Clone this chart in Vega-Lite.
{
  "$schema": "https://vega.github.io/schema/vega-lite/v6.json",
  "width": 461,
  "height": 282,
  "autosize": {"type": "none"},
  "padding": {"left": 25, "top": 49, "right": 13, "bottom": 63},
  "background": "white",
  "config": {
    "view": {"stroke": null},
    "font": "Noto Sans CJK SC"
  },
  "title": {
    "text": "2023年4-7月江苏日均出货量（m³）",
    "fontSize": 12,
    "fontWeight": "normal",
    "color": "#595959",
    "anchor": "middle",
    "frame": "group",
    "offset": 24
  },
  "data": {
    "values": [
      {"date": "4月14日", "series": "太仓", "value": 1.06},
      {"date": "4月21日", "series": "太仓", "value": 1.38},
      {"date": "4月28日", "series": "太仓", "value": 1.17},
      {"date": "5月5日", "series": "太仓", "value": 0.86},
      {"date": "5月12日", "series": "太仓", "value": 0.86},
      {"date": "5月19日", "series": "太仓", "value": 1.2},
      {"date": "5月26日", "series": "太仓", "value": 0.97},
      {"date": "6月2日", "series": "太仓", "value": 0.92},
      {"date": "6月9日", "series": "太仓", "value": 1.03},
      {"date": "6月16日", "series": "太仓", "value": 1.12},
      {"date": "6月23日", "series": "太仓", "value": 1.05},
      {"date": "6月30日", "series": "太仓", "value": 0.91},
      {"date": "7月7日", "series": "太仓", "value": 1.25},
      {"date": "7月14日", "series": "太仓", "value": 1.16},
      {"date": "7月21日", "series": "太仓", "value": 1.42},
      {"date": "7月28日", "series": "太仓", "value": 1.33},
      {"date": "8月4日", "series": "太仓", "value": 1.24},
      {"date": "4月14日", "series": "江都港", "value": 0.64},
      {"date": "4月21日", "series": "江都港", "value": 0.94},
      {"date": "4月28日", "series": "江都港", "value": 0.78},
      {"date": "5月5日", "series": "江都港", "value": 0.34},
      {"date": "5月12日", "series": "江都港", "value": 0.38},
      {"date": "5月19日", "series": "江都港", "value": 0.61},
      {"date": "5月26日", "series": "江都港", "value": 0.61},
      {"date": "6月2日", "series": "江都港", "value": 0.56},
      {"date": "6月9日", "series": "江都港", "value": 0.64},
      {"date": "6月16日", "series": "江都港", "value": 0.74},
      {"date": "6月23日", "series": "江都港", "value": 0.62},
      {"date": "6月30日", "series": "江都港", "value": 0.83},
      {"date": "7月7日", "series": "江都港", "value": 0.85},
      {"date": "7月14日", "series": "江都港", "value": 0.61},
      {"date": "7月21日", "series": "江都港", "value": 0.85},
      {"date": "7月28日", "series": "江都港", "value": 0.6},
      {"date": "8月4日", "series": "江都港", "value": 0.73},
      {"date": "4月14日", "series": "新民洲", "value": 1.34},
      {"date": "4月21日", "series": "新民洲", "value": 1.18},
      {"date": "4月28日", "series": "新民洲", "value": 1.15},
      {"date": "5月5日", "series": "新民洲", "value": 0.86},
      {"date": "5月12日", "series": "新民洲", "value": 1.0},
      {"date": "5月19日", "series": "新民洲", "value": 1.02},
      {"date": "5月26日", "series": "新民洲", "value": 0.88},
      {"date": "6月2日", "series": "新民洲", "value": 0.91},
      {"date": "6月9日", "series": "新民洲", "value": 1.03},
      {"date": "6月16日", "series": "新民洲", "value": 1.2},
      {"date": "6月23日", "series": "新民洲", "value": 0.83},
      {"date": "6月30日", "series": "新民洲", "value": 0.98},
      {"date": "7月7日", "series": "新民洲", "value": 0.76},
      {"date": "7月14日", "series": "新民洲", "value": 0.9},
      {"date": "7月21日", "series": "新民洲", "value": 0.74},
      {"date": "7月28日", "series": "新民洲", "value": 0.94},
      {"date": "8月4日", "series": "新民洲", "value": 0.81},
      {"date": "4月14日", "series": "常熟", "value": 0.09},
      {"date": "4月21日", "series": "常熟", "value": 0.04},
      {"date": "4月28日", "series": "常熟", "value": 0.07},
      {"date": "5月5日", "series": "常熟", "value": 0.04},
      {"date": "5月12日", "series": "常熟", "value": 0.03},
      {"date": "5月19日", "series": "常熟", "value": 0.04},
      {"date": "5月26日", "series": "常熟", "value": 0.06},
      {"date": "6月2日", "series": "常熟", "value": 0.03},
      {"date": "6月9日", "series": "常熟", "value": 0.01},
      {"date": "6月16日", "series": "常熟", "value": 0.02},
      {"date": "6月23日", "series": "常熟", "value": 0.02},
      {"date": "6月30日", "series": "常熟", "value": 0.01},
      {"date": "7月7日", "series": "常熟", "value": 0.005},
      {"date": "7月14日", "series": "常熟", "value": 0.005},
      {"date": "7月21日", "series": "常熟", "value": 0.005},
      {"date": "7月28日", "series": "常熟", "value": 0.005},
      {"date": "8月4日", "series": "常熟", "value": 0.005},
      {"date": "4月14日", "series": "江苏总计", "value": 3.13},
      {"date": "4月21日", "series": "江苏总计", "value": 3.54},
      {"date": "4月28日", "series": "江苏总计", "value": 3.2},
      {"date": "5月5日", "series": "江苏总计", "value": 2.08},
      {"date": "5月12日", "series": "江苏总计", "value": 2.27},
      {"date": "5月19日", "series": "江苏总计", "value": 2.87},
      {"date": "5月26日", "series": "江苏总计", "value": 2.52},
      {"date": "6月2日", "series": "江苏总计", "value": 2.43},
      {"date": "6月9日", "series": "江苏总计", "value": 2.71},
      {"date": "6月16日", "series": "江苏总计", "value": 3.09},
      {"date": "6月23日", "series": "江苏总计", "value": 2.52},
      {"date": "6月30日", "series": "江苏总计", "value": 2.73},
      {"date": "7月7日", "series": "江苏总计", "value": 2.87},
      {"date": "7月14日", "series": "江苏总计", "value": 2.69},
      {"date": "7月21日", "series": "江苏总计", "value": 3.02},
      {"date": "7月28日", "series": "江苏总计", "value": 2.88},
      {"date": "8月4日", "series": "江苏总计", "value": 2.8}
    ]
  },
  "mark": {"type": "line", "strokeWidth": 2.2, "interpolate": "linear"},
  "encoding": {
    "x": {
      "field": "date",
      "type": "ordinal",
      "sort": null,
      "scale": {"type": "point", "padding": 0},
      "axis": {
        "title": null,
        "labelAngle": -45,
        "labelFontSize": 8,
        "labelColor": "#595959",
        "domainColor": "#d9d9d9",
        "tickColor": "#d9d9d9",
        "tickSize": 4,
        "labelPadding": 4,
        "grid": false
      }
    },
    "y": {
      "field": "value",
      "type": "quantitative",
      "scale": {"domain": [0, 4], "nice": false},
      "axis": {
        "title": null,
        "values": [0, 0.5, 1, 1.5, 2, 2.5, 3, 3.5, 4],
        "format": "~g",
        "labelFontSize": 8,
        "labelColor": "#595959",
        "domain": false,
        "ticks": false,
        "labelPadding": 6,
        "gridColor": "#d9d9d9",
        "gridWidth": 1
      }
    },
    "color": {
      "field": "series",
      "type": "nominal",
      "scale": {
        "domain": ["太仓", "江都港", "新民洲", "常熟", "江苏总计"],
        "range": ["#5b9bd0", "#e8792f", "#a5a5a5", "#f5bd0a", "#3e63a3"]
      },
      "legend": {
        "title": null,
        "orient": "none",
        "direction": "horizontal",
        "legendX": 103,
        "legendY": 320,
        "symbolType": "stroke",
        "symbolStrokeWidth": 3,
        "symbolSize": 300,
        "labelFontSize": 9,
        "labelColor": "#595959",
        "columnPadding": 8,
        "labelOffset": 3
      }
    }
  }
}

--------

__YOUR TASK__
Output all of the data again. Match it exactly.

__WORKED ANSWER__
Clone this chart in Vega-Lite.
{
  "$schema": "https://vega.github.io/schema/vega-lite/v6.json",
  "width": 461,
  "height": 282,
  "autosize": {"type": "none"},
  "padding": {"left": 25, "top": 49, "right": 13, "bottom": 63},
  "background": "white",
  "config": {
    "view": {"stroke": null},
    "font": "Noto Sans CJK SC"
  },
  "title": {
    "text": "2023年4-7月江苏日均出货量（m³）",
    "fontSize": 12,
    "fontWeight": "normal",
    "color": "#595959",
    "anchor": "middle",
    "frame": "group",
    "offset": 24
  },
  "data": {
    "values": [
      {"date": "4月14日", "series": "太仓", "value": 1.06},
      {"date": "4月21日", "series": "太仓", "value": 1.38},
      {"date": "4月28日", "series": "太仓", "value": 1.17},
      {"date": "5月5日", "series": "太仓", "value": 0.86},
      {"date": "5月12日", "series": "太仓", "value": 0.86},
      {"date": "5月19日", "series": "太仓", "value": 1.2},
      {"date": "5月26日", "series": "太仓", "value": 0.97},
      {"date": "6月2日", "series": "太仓", "value": 0.92},
      {"date": "6月9日", "series": "太仓", "value": 1.03},
      {"date": "6月16日", "series": "太仓", "value": 1.12},
      {"date": "6月23日", "series": "太仓", "value": 1.05},
      {"date": "6月30日", "series": "太仓", "value": 0.91},
      {"date": "7月7日", "series": "太仓", "value": 1.25},
      {"date": "7月14日", "series": "太仓", "value": 1.16},
      {"date": "7月21日", "series": "太仓", "value": 1.42},
      {"date": "7月28日", "series": "太仓", "value": 1.33},
      {"date": "8月4日", "series": "太仓", "value": 1.24},
      {"date": "4月14日", "series": "江都港", "value": 0.64},
      {"date": "4月21日", "series": "江都港", "value": 0.94},
      {"date": "4月28日", "series": "江都港", "value": 0.78},
      {"date": "5月5日", "series": "江都港", "value": 0.34},
      {"date": "5月12日", "series": "江都港", "value": 0.38},
      {"date": "5月19日", "series": "江都港", "value": 0.61},
      {"date": "5月26日", "series": "江都港", "value": 0.61},
      {"date": "6月2日", "series": "江都港", "value": 0.56},
      {"date": "6月9日", "series": "江都港", "value": 0.64},
      {"date": "6月16日", "series": "江都港", "value": 0.74},
      {"date": "6月23日", "series": "江都港", "value": 0.62},
      {"date": "6月30日", "series": "江都港", "value": 0.83},
      {"date": "7月7日", "series": "江都港", "value": 0.85},
      {"date": "7月14日", "series": "江都港", "value": 0.61},
      {"date": "7月21日", "series": "江都港", "value": 0.85},
      {"date": "7月28日", "series": "江都港", "value": 0.6},
      {"date": "8月4日", "series": "江都港", "value": 0.73},
      {"date": "4月14日", "series": "新民洲", "value": 1.34},
      {"date": "4月21日", "series": "新民洲", "value": 1.18},
      {"date": "4月28日", "series": "新民洲", "value": 1.15},
      {"date": "5月5日", "series": "新民洲", "value": 0.86},
      {"date": "5月12日", "series": "新民洲", "value": 1.0},
      {"date": "5月19日", "series": "新民洲", "value": 1.02},
      {"date": "5月26日", "series": "新民洲", "value": 0.88},
      {"date": "6月2日", "series": "新民洲", "value": 0.91},
      {"date": "6月9日", "series": "新民洲", "value": 1.03},
      {"date": "6月16日", "series": "新民洲", "value": 1.2},
      {"date": "6月23日", "series": "新民洲", "value": 0.83},
      {"date": "6月30日", "series": "新民洲", "value": 0.98},
      {"date": "7月7日", "series": "新民洲", "value": 0.76},
      {"date": "7月14日", "series": "新民洲", "value": 0.9},
      {"date": "7月21日", "series": "新民洲", "value": 0.74},
      {"date": "7月28日", "series": "新民洲", "value": 0.94},
      {"date": "8月4日", "series": "新民洲", "value": 0.81},
      {"date": "4月14日", "series": "常熟", "value": 0.09},
      {"date": "4月21日", "series": "常熟", "value": 0.04},
      {"date": "4月28日", "series": "常熟", "value": 0.07},
      {"date": "5月5日", "series": "常熟", "value": 0.04},
      {"date": "5月12日", "series": "常熟", "value": 0.03},
      {"date": "5月19日", "series": "常熟", "value": 0.04},
      {"date": "5月26日", "series": "常熟", "value": 0.06},
      {"date": "6月2日", "series": "常熟", "value": 0.03},
      {"date": "6月9日", "series": "常熟", "value": 0.01},
      {"date": "6月16日", "series": "常熟", "value": 0.02},
      {"date": "6月23日", "series": "常熟", "value": 0.02},
      {"date": "6月30日", "series": "常熟", "value": 0.01},
      {"date": "7月7日", "series": "常熟", "value": 0.005},
      {"date": "7月14日", "series": "常熟", "value": 0.005},
      {"date": "7月21日", "series": "常熟", "value": 0.005},
      {"date": "7月28日", "series": "常熟", "value": 0.005},
      {"date": "8月4日", "series": "常熟", "value": 0.005},
      {"date": "4月14日", "series": "江苏总计", "value": 3.13},
      {"date": "4月21日", "series": "江苏总计", "value": 3.54},
      {"date": "4月28日", "series": "江苏总计", "value": 3.2},
      {"date": "5月5日", "series": "江苏总计", "value": 2.08},
      {"date": "5月12日", "series": "江苏总计", "value": 2.27},
      {"date": "5月19日", "series": "江苏总计", "value": 2.87},
      {"date": "5月26日", "series": "江苏总计", "value": 2.52},
      {"date": "6月2日", "series": "江苏总计", "value": 2.43},
      {"date": "6月9日", "series": "江苏总计", "value": 2.71},
      {"date": "6月16日", "series": "江苏总计", "value": 3.09},
      {"date": "6月23日", "series": "江苏总计", "value": 2.52},
      {"date": "6月30日", "series": "江苏总计", "value": 2.73},
      {"date": "7月7日", "series": "江苏总计", "value": 2.87},
      {"date": "7月14日", "series": "江苏总计", "value": 2.69},
      {"date": "7月21日", "series": "江苏总计", "value": 3.02},
      {"date": "7月28日", "series": "江苏总计", "value": 2.88},
      {"date": "8月4日", "series": "江苏总计", "value": 2.8}
    ]
  },
  "mark": {"type": "line", "strokeWidth": 2.2, "interpolate": "linear"},
  "encoding": {
    "x": {
      "field": "date",
      "type": "ordinal",
      "sort": null,
      "scale": {"type": "point", "padding": 0},
      "axis": {
        "title": null,
        "labelAngle": -45,
        "labelFontSize": 8,
        "labelColor": "#595959",
        "domainColor": "#d9d9d9",
        "tickColor": "#d9d9d9",
        "tickSize": 4,
        "labelPadding": 4,
        "grid": false
      }
    },
    "y": {
      "field": "value",
      "type": "quantitative",
      "scale": {"domain": [0, 4], "nice": false},
      "axis": {
        "title": null,
        "values": [0, 0.5, 1, 1.5, 2, 2.5, 3, 3.5, 4],
        "format": "~g",
        "labelFontSize": 8,
        "labelColor": "#595959",
        "domain": false,
        "ticks": false,
        "labelPadding": 6,
        "gridColor": "#d9d9d9",
        "gridWidth": 1
      }
    },
    "color": {
      "field": "series",
      "type": "nominal",
      "scale": {
        "domain": ["太仓", "江都港", "新民洲", "常熟", "江苏总计"],
        "range": ["#5b9bd0", "#e8792f", "#a5a5a5", "#f5bd0a", "#3e63a3"]
      },
      "legend": {
        "title": null,
        "orient": "none",
        "direction": "horizontal",
        "legendX": 103,
        "legendY": 320,
        "symbolType": "stroke",
        "symbolStrokeWidth": 3,
        "symbolSize": 300,
        "labelFontSize": 9,
        "labelColor": "#595959",
        "columnPadding": 8,
        "labelOffset": 3
      }
    }
  }
}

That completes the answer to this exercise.